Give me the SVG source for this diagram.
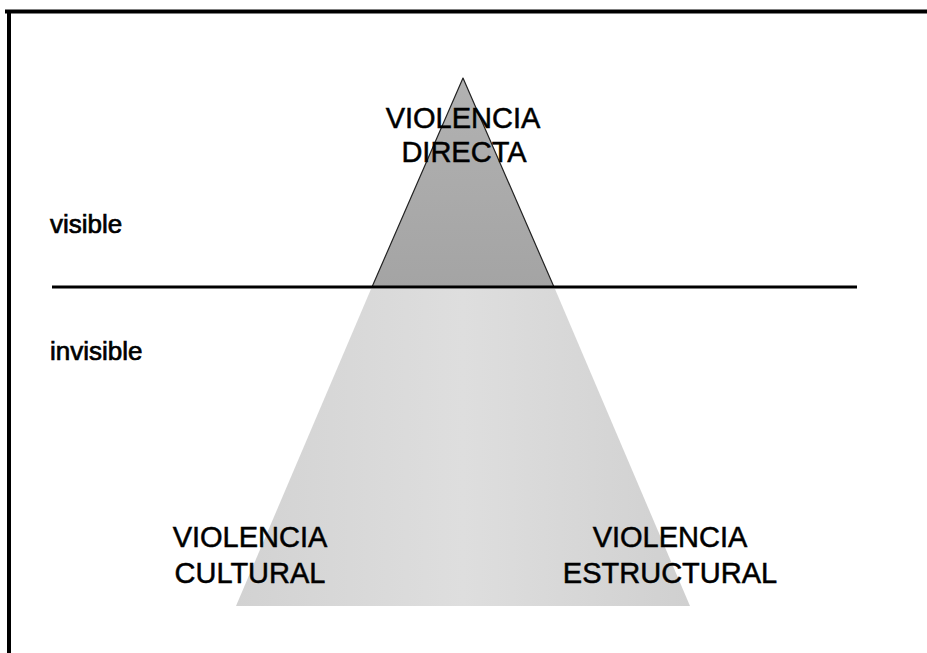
<svg xmlns="http://www.w3.org/2000/svg" width="927" height="653" viewBox="0 0 927 653">
<style>
.lbl{font-family:"Liberation Sans",Arial,sans-serif;fill:#000;stroke:#000;stroke-width:0.5;}
.big{font-size:29px;text-anchor:middle;}
.side{font-size:26px;stroke-width:0.7;}
</style>
<defs>
<linearGradient id="gTop" x1="0" y1="0" x2="0" y2="1">
<stop offset="0" stop-color="#b2b2b2"/>
<stop offset="1" stop-color="#a4a4a4"/>
</linearGradient>
<linearGradient id="gBot" x1="0" y1="0" x2="1" y2="0">
<stop offset="0" stop-color="#d2d2d2"/>
<stop offset="0.5" stop-color="#dedede"/>
<stop offset="1" stop-color="#d0d0d0"/>
</linearGradient>
</defs>
<rect x="0" y="0" width="927" height="653" fill="#fff"/>
<g id="frame" stroke="#000" stroke-width="4" fill="none">
<line x1="5" y1="11.5" x2="927" y2="11.5"/>
<line x1="9" y1="10" x2="9" y2="653"/>
</g>
<g id="invisible-base">
<polygon points="371,289 555,289 690,606 236,606" fill="url(#gBot)"/>
</g>
<g id="visible-top">
<polygon points="463,78 372,287 554,287" fill="url(#gTop)" stroke="#222" stroke-width="1.2" stroke-linejoin="round"/>
</g>
<g id="connectors">
<line x1="52" y1="287" x2="857" y2="287" stroke="#000" stroke-width="3"/>
</g>
<g id="label-visible"><text class="lbl side" x="50" y="233">visible</text></g>
<g id="label-invisible"><text class="lbl side" x="50" y="360">invisible</text></g>
<g id="node-directa">
<text class="lbl big" x="463" y="128">VIOLENCIA</text>
<text class="lbl big" x="464" y="162">DIRECTA</text>
</g>
<g id="node-cultural">
<text class="lbl big" x="250" y="547">VIOLENCIA</text>
<text class="lbl big" x="250" y="583">CULTURAL</text>
</g>
<g id="node-estructural">
<text class="lbl big" x="670" y="547">VIOLENCIA</text>
<text class="lbl big" x="670" y="583">ESTRUCTURAL</text>
</g>
</svg>
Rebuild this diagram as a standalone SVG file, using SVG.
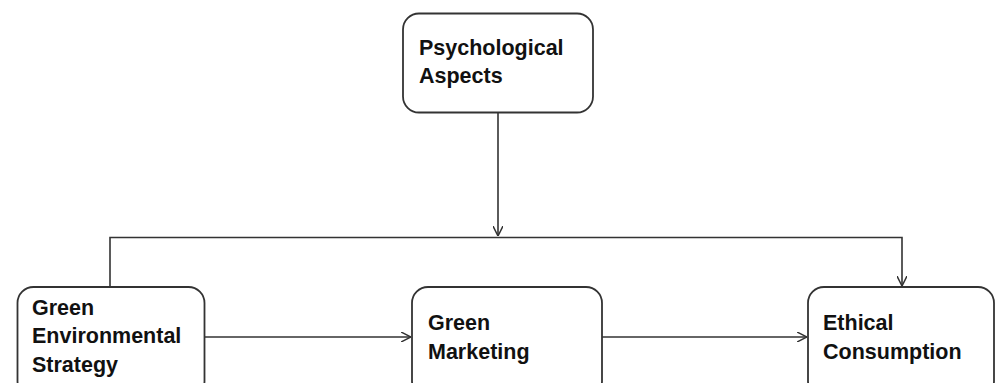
<svg xmlns="http://www.w3.org/2000/svg" width="995" height="383" viewBox="0 0 995 383">
<style>
.box{fill:#fff;stroke:#333;stroke-width:1.8}
.lbl{font-family:"Liberation Sans",Arial,sans-serif;font-weight:bold;font-size:21.5px;fill:#111}
.con{fill:none;stroke:#333;stroke-width:1.6}
</style>
<defs>
<marker id="arr" viewBox="0 0 10 10" refX="10" refY="5" markerWidth="10" markerHeight="10" markerUnits="userSpaceOnUse" orient="auto">
<path d="M0,0 L10,5 L0,10" fill="none" stroke="#333" stroke-width="1.5"/>
</marker>
</defs>
<rect width="995" height="383" fill="#fff"/>
<g id="connectors">
<path class="con" d="M498,113 V236" marker-end="url(#arr)"/>
<path class="con" d="M110,287 V237.5 H902 V286" marker-end="url(#arr)"/>
<path class="con" d="M205,337 H411" marker-end="url(#arr)"/>
<path class="con" d="M602,337 H807" marker-end="url(#arr)"/>
</g>
<g id="psychological">
<rect class="box" x="403" y="13.5" width="190" height="99" rx="16"/>
<text class="lbl" x="419" y="55">Psychological</text>
<text class="lbl" x="419" y="83">Aspects</text>
</g>
<g id="green-environmental-strategy">
<rect class="box" x="17.5" y="287" width="187" height="110" rx="16"/>
<text class="lbl" x="32" y="315">Green</text>
<text class="lbl" x="32" y="343">Environmental</text>
<text class="lbl" x="32" y="371.5">Strategy</text>
</g>
<g id="green-marketing">
<rect class="box" x="412" y="287" width="190" height="110" rx="16"/>
<text class="lbl" x="428" y="330">Green</text>
<text class="lbl" x="428" y="359">Marketing</text>
</g>
<g id="ethical-consumption">
<rect class="box" x="808" y="287" width="186" height="110" rx="16"/>
<text class="lbl" x="823" y="330">Ethical</text>
<text class="lbl" x="823" y="358.5">Consumption</text>
</g>
</svg>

--

## [GIVEN TASK]
Write out the records above once more, word for word, with no pictures.

## [FINISHED ANSWER]
Give me the SVG source for this diagram.
<svg xmlns="http://www.w3.org/2000/svg" width="927" height="653" viewBox="0 0 927 653">
<style>
.lbl{font-family:"Liberation Sans",Arial,sans-serif;fill:#000;stroke:#000;stroke-width:0.5;}
.big{font-size:29px;text-anchor:middle;}
.side{font-size:26px;stroke-width:0.7;}
</style>
<defs>
<linearGradient id="gTop" x1="0" y1="0" x2="0" y2="1">
<stop offset="0" stop-color="#b2b2b2"/>
<stop offset="1" stop-color="#a4a4a4"/>
</linearGradient>
<linearGradient id="gBot" x1="0" y1="0" x2="1" y2="0">
<stop offset="0" stop-color="#d2d2d2"/>
<stop offset="0.5" stop-color="#dedede"/>
<stop offset="1" stop-color="#d0d0d0"/>
</linearGradient>
</defs>
<rect x="0" y="0" width="927" height="653" fill="#fff"/>
<g id="frame" stroke="#000" stroke-width="4" fill="none">
<line x1="5" y1="11.5" x2="927" y2="11.5"/>
<line x1="9" y1="10" x2="9" y2="653"/>
</g>
<g id="invisible-base">
<polygon points="371,289 555,289 690,606 236,606" fill="url(#gBot)"/>
</g>
<g id="visible-top">
<polygon points="463,78 372,287 554,287" fill="url(#gTop)" stroke="#222" stroke-width="1.2" stroke-linejoin="round"/>
</g>
<g id="connectors">
<line x1="52" y1="287" x2="857" y2="287" stroke="#000" stroke-width="3"/>
</g>
<g id="label-visible"><text class="lbl side" x="50" y="233">visible</text></g>
<g id="label-invisible"><text class="lbl side" x="50" y="360">invisible</text></g>
<g id="node-directa">
<text class="lbl big" x="463" y="128">VIOLENCIA</text>
<text class="lbl big" x="464" y="162">DIRECTA</text>
</g>
<g id="node-cultural">
<text class="lbl big" x="250" y="547">VIOLENCIA</text>
<text class="lbl big" x="250" y="583">CULTURAL</text>
</g>
<g id="node-estructural">
<text class="lbl big" x="670" y="547">VIOLENCIA</text>
<text class="lbl big" x="670" y="583">ESTRUCTURAL</text>
</g>
</svg>
Rebuild this diagram as a standalone SVG file, using SVG.
<svg xmlns="http://www.w3.org/2000/svg" width="995" height="383" viewBox="0 0 995 383">
<style>
.box{fill:#fff;stroke:#333;stroke-width:1.8}
.lbl{font-family:"Liberation Sans",Arial,sans-serif;font-weight:bold;font-size:21.5px;fill:#111}
.con{fill:none;stroke:#333;stroke-width:1.6}
</style>
<defs>
<marker id="arr" viewBox="0 0 10 10" refX="10" refY="5" markerWidth="10" markerHeight="10" markerUnits="userSpaceOnUse" orient="auto">
<path d="M0,0 L10,5 L0,10" fill="none" stroke="#333" stroke-width="1.5"/>
</marker>
</defs>
<rect width="995" height="383" fill="#fff"/>
<g id="connectors">
<path class="con" d="M498,113 V236" marker-end="url(#arr)"/>
<path class="con" d="M110,287 V237.5 H902 V286" marker-end="url(#arr)"/>
<path class="con" d="M205,337 H411" marker-end="url(#arr)"/>
<path class="con" d="M602,337 H807" marker-end="url(#arr)"/>
</g>
<g id="psychological">
<rect class="box" x="403" y="13.5" width="190" height="99" rx="16"/>
<text class="lbl" x="419" y="55">Psychological</text>
<text class="lbl" x="419" y="83">Aspects</text>
</g>
<g id="green-environmental-strategy">
<rect class="box" x="17.5" y="287" width="187" height="110" rx="16"/>
<text class="lbl" x="32" y="315">Green</text>
<text class="lbl" x="32" y="343">Environmental</text>
<text class="lbl" x="32" y="371.5">Strategy</text>
</g>
<g id="green-marketing">
<rect class="box" x="412" y="287" width="190" height="110" rx="16"/>
<text class="lbl" x="428" y="330">Green</text>
<text class="lbl" x="428" y="359">Marketing</text>
</g>
<g id="ethical-consumption">
<rect class="box" x="808" y="287" width="186" height="110" rx="16"/>
<text class="lbl" x="823" y="330">Ethical</text>
<text class="lbl" x="823" y="358.5">Consumption</text>
</g>
</svg>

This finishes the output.